I just took a fecal in from one of my goats that has a rough coat, I got a call back that it was liver fluke. They said to treat the whole herd with cydectin. I'm questioning the diagnosis. She acts fine, nursing one, eating good, normal poop. I really thought she had a mineral deficiency. She doesn't fit the descriptions I have read online. I was ready to worm everyone anyway, but will Cydectin take care of it?


----------



## happybleats (Sep 12, 2010)

I prefer Ivomec plus....the plus is for liver fluke....1 cc per 40 # sub Q...It wont hurt to worm her..but also check for lice...Ivomec plus will take care of that too


----------



## dezak91 (Feb 22, 2013)

Ivomec plus or Valbazen.

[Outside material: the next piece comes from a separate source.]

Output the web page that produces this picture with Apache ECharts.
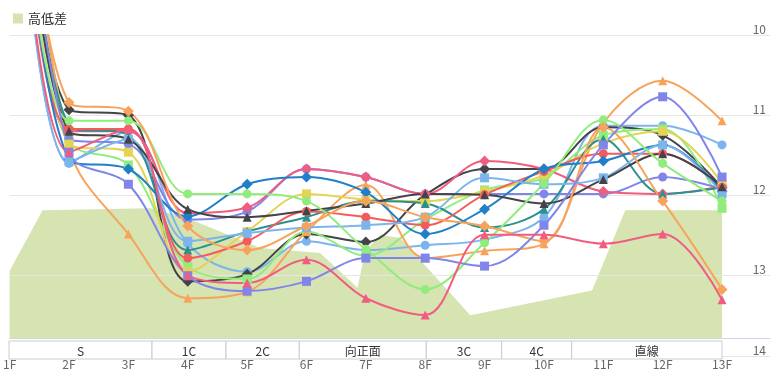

Valbazen is an oral wormer for liver fluke.


----------



## happybleats (Sep 12, 2010)

yes Valbazen is great too, however its more costly to use in large goats at 1 cc per 10 pounds vrs 1 cc per 40 pounds lol...


----------



## dezak91 (Feb 22, 2013)

Yes, the Valbazen is good for when you are cycling off from the Ivomec. For instance we are now using Dectomax and Valbazen. When we cycle back to Ivomec we will go to the Ivomec plus.


----------



## Artdrake (Feb 21, 2013)

Listen to this, I called my primary vet (who owns goats) after I got the call about liver fluke from the convenient vet I took the first sample to. He thought liver fluke would be very unusual and would be interested to see a sample. Yesterday I took a sample to him and they saw NOTHING, no worms, cocci or liver fluke. Uugh! I didn't see anything on the fecal I did either, I just took in a sample because I thought I might have missed something, and she has a rough coat. I think my initial thought of mineral deficiency may be right. She has free choice meat maker, but thinking I may need to supplement.


----------



## happybleats (Sep 12, 2010)

My Vet told me goats shed eggs in cycles...you may have just got between shedding...take a few samples a couple of days apart and see what you find...I would go ahead and supplement with copper and selenium if needed


----------



## Trickyroo (Sep 26, 2012)

If only a few goats seem to have symptoms of liver fluke , would you treat the whole herd or just those few ?
Thanks


----------



## StaceyRosado (Oct 5, 2007)

liver flukes only show up in a special kind of fecal - its not one you can do at home. So this one vet maybe able to do this special fecal (cant remember the name of it)


----------



## happybleats (Sep 12, 2010)

> If only a few goats seem to have symptoms of liver fluke , would you treat the whole herd or just those few ?
> Thanks


Trickyroo..I would personally treat them all...to be on the safe side


----------



## Trickyroo (Sep 26, 2012)

Thanks happybleats


----------



## Trickyroo (Sep 26, 2012)

How do they get liver flukes ?


----------



## goathiker (Apr 14, 2011)

Trickyroo said:


> How do they get liver flukes ?


 From grass or hay.
The Liver Fluke is a deer fluke. The deer pass them as larvae, this is why it's hard to find eggs on fecal, they hatch inside the animal. 
The larvae swim into a pond or puddle and penetrate a snail or slug.
They go though 2 more lifestages in the slug, then come back out and encyst themselves on a handy stalk of grass.
When the stalk of grass is eaten they migrate to the liver and set up house keeping.


----------



## Trickyroo (Sep 26, 2012)

And there you go 
Thanks Goathiker 
Not that any of the parasites are "nice sounding" but the
Liver fluke sounds just terrible !


----------



## chili2007 (Jun 9, 2014)

if i suspect liver fluke in my goat, is a fecal sample enough or do they need blood work also?


----------



## happybleats (Sep 12, 2010)

fecal will be all you need....barpole and liver fluke look closely the same so treating for both is a good idea..

best wishes


----------